Segmentation-Driven Initialization for Sparse-view 3D Gaussian Splatting
Yi-Hsin Li, Thomas Sikora, Sebastian Knorr, Mårten Sjöström
TL;DR
This work tackles sparse-view 3D scene reconstruction with 3D Gaussian Splatting by addressing initialization inefficiency. It introduces Segmentation-Driven Initialization for Gaussian Splatting (SDI-GS), which uses region-based 2D segmentation to downsample a dense lifted point cloud and initialize a compact, structure-aware set of Gaussians. The method achieves comparable or superior rendering quality to SfM-based and SfM-free baselines while reducing Gaussian counts and memory by up to 50% and 75% respectively, and preserving fast training. By decoupling initialization from dense pixel lifting and enforcing cross-view structural consistency, SDI-GS improves practicality for constrained-view scenarios and real-time applications. Future work could explore adaptive segmentation and handling of dynamic or challenging lighting conditions.
Abstract
Sparse-view synthesis remains a challenging problem due to the difficulty of recovering accurate geometry and appearance from limited observations.

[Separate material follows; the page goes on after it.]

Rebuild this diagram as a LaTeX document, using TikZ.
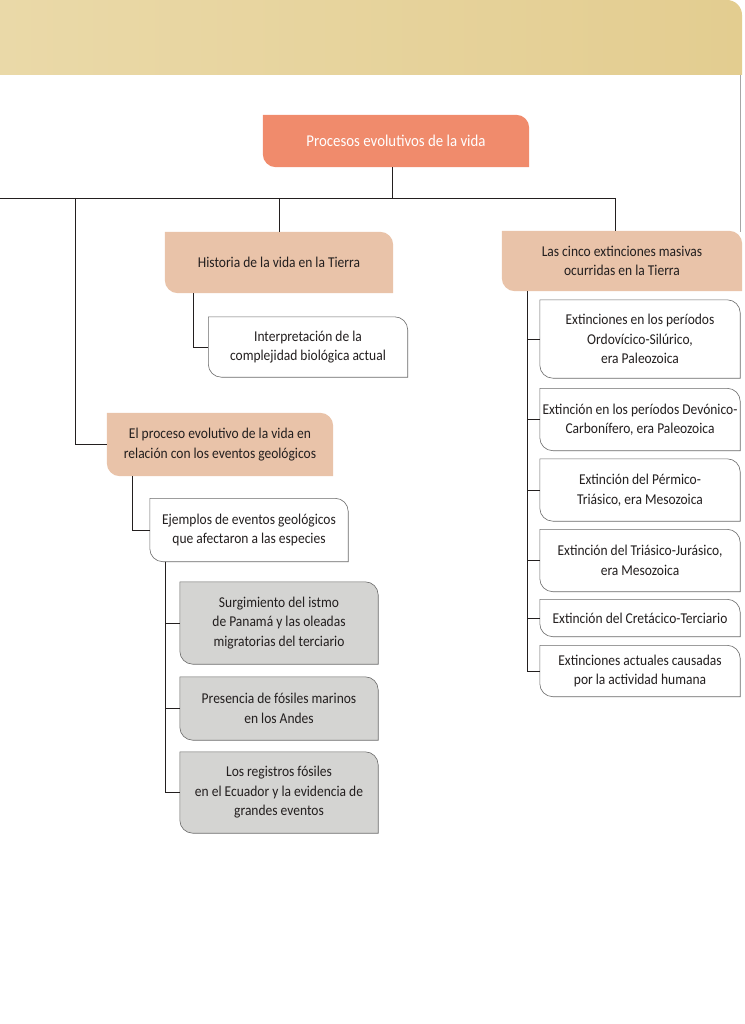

While recent advances in 3D Gaussian Splatting (3DGS) have enabled real-time rendering with competitive quality, existing pipelines often rely on Structure-from-Motion (SfM) for camera pose estimation, an approach that struggles in genuinely sparse-view settings. Moreover, several SfM-free methods replace SfM with multi-view stereo (MVS) models, but generate massive numbers of 3D Gaussians by back-projecting every pixel into 3D space, leading to high memory costs. We propose Segmentation-Driven Initialization for Gaussian Splatting (SDI-GS), a method that mitigates inefficiency by leveraging region-based segmentation to identify and retain only structurally significant regions. This enables selective downsampling of the dense point cloud, preserving scene fidelity while substantially reducing Gaussian count. Experiments across diverse benchmarks show that SDI-GS reduces Gaussian count by up to 50% and achieves comparable or superior rendering quality in PSNR and SSIM, with only marginal degradation in LPIPS. It further enables faster training and lower memory footprint, advancing the practicality of 3DGS for constrained-view scenarios.